The input →
####
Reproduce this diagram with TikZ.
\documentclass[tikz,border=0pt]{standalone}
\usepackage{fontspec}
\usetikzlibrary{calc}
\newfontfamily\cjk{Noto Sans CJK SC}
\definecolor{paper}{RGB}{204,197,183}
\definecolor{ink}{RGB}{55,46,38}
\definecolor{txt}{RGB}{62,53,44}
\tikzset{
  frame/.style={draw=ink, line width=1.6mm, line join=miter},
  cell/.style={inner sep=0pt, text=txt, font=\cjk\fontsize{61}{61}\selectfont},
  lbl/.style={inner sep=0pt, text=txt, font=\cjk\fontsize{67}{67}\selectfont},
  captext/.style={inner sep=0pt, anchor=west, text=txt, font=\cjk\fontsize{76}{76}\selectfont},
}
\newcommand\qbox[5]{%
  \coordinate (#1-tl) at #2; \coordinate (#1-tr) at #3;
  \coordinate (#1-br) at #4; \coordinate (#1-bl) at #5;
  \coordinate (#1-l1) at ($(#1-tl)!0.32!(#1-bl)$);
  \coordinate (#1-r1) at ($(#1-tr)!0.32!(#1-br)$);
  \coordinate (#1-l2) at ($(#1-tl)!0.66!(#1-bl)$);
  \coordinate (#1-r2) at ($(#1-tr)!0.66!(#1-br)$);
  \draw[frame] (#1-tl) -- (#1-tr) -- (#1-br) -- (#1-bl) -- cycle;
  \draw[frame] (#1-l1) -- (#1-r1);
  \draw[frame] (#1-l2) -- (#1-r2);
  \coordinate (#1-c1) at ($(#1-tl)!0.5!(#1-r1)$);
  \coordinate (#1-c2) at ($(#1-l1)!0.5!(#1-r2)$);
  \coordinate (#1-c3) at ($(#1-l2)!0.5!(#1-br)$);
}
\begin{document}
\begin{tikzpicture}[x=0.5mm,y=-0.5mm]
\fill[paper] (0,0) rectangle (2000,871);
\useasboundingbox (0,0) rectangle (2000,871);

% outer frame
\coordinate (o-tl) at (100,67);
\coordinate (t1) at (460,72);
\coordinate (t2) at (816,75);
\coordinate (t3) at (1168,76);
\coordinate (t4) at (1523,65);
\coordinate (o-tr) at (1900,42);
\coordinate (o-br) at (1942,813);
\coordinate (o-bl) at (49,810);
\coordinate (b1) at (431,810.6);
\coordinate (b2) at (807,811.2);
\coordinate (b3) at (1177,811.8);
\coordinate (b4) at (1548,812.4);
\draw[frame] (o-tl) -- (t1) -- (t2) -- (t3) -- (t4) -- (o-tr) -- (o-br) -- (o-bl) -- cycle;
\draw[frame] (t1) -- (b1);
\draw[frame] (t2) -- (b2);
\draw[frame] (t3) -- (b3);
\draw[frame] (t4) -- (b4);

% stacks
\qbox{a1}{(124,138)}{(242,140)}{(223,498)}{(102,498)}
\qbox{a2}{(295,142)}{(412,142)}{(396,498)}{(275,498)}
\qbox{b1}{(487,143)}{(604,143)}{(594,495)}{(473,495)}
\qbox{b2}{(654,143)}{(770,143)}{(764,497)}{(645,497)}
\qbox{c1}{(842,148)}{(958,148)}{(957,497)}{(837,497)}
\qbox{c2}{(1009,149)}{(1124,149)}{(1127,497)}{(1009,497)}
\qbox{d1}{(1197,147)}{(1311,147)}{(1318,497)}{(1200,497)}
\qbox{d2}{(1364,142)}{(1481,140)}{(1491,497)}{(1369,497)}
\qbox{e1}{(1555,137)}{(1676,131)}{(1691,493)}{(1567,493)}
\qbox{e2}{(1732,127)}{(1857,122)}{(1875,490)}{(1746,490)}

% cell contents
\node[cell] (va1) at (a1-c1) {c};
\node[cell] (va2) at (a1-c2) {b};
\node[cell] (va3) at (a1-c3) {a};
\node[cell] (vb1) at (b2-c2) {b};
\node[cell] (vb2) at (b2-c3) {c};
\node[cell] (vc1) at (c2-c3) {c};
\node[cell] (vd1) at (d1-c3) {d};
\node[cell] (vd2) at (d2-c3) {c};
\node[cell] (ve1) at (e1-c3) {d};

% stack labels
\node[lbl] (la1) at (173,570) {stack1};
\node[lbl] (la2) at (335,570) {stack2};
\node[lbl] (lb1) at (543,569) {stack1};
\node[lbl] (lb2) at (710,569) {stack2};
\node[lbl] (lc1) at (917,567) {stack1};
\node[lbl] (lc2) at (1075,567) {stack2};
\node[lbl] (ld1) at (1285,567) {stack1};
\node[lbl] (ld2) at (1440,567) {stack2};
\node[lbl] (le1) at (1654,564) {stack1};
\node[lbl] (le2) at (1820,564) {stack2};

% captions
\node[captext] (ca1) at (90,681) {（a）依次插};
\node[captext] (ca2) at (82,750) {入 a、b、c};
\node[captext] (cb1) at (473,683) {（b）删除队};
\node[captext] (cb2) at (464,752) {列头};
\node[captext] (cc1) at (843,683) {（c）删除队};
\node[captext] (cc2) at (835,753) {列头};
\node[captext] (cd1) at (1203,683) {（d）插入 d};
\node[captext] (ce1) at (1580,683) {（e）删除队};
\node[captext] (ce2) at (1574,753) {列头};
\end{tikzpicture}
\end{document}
####
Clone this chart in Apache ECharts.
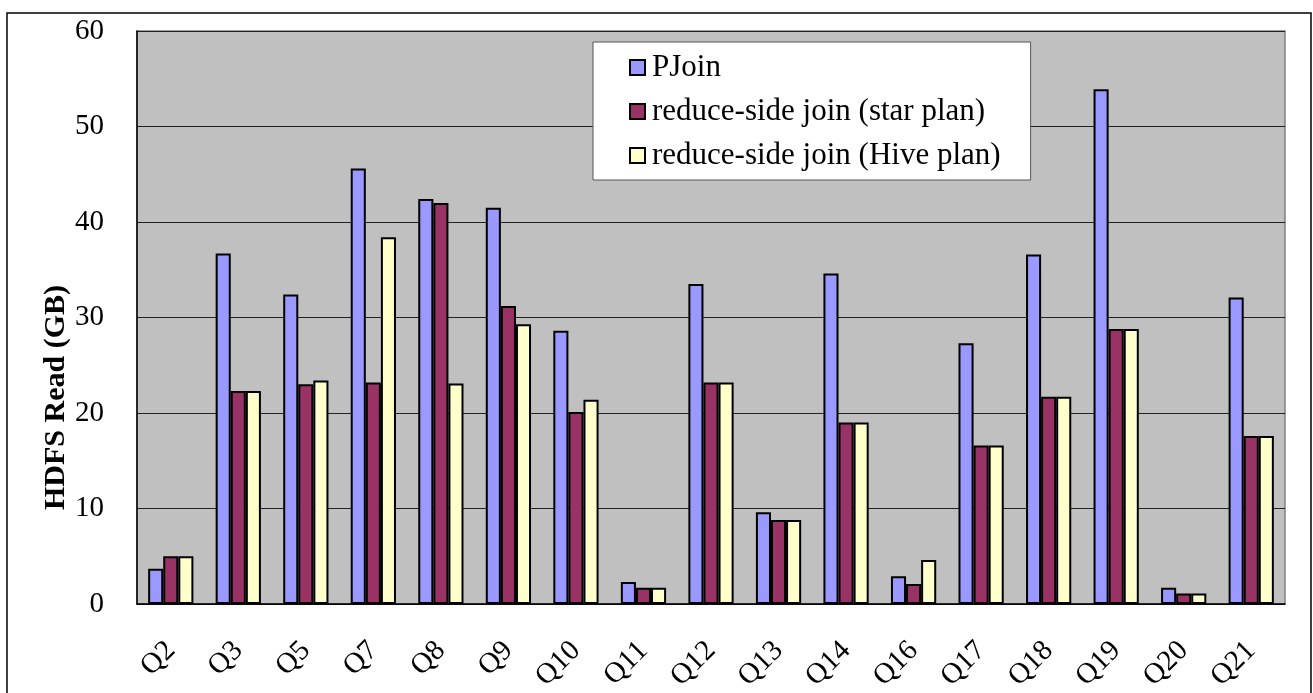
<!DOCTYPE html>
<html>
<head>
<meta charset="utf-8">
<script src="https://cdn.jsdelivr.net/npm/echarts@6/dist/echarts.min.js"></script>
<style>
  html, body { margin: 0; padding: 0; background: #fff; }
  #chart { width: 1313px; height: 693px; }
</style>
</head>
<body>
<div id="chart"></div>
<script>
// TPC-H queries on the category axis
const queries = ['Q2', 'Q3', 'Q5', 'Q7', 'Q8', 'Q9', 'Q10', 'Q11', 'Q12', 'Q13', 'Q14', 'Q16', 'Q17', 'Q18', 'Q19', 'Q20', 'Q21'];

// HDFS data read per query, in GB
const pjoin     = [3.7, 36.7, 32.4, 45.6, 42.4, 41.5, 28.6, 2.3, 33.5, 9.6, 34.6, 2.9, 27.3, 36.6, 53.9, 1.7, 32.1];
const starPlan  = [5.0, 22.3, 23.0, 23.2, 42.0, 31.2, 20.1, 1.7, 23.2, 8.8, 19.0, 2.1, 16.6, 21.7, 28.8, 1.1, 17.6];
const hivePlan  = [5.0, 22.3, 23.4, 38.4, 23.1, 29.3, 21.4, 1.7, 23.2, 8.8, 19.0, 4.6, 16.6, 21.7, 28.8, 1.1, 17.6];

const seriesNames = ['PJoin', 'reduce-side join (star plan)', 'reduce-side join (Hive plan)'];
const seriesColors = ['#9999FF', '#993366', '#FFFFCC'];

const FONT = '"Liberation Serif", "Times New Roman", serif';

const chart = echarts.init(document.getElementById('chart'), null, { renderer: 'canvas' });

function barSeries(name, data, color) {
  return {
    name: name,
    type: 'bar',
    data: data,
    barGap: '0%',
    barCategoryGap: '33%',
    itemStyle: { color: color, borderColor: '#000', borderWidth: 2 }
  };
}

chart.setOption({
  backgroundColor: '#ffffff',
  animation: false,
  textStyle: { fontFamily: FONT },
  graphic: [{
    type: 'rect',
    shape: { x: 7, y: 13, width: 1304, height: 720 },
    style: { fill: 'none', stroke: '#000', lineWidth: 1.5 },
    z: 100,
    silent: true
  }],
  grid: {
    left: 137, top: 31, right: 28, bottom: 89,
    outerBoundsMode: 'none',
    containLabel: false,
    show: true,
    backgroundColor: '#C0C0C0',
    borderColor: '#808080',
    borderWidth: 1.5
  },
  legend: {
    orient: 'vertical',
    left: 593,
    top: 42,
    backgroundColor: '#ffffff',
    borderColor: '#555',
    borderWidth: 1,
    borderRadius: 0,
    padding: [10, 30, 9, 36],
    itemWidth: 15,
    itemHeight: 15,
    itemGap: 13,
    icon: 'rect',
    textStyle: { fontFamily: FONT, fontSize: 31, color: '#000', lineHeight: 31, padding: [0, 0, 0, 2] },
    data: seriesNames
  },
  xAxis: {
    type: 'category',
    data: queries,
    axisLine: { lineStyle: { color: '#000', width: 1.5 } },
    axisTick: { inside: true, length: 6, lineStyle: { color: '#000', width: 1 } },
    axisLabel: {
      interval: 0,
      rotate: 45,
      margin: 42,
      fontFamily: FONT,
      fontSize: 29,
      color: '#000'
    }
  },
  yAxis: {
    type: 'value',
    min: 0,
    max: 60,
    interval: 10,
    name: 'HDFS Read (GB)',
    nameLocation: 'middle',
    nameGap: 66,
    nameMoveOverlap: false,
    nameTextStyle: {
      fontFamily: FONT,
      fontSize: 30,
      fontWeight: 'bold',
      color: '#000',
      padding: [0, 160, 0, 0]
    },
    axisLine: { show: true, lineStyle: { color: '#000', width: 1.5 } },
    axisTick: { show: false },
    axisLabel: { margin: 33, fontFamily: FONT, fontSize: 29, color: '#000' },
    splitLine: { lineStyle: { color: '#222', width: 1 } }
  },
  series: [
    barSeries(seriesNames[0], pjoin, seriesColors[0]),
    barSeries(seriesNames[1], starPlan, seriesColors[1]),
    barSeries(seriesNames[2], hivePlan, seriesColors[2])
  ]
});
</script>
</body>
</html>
####
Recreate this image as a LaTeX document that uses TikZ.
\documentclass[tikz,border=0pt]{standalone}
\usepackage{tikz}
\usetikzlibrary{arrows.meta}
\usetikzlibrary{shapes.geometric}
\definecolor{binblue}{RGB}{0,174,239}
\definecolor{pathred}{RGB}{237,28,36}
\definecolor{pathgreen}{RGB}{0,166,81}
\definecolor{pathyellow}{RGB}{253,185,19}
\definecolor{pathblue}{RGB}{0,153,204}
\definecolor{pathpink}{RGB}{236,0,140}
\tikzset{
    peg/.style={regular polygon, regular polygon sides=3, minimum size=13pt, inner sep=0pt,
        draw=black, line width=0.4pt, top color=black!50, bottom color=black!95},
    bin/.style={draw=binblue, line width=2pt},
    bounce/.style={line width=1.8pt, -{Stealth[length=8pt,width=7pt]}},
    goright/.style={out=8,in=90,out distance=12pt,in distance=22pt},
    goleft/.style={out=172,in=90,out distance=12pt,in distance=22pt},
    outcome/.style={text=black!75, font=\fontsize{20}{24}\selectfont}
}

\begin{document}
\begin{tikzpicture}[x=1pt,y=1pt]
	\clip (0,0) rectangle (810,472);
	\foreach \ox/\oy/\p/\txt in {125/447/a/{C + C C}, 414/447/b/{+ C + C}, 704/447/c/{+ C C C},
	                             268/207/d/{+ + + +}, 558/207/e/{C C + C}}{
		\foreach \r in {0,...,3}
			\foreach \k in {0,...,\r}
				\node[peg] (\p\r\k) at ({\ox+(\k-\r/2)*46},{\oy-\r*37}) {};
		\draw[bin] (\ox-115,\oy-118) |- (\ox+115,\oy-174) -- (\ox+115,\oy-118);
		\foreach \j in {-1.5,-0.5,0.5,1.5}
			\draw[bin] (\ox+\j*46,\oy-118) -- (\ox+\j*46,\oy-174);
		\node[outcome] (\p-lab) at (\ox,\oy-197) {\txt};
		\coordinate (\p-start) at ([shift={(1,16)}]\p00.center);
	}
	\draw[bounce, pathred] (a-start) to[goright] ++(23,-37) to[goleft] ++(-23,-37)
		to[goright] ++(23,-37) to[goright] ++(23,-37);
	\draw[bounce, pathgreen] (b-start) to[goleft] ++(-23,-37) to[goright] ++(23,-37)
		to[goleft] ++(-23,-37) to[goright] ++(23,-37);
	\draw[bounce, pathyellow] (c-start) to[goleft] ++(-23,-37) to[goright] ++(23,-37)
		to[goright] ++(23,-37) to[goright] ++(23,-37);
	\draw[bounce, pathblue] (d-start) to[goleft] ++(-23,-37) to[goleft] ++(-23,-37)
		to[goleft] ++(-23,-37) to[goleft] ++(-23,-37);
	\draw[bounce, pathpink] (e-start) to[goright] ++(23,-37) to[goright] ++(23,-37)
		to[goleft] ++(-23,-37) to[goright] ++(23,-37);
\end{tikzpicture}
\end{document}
####
Stated goal → Find the word "this" in the entries, and copy every line it shows up in.

Answer to the problem →
Reproduce this diagram with TikZ.
Clone this chart in Apache ECharts.
Recreate this image as a LaTeX document that uses TikZ.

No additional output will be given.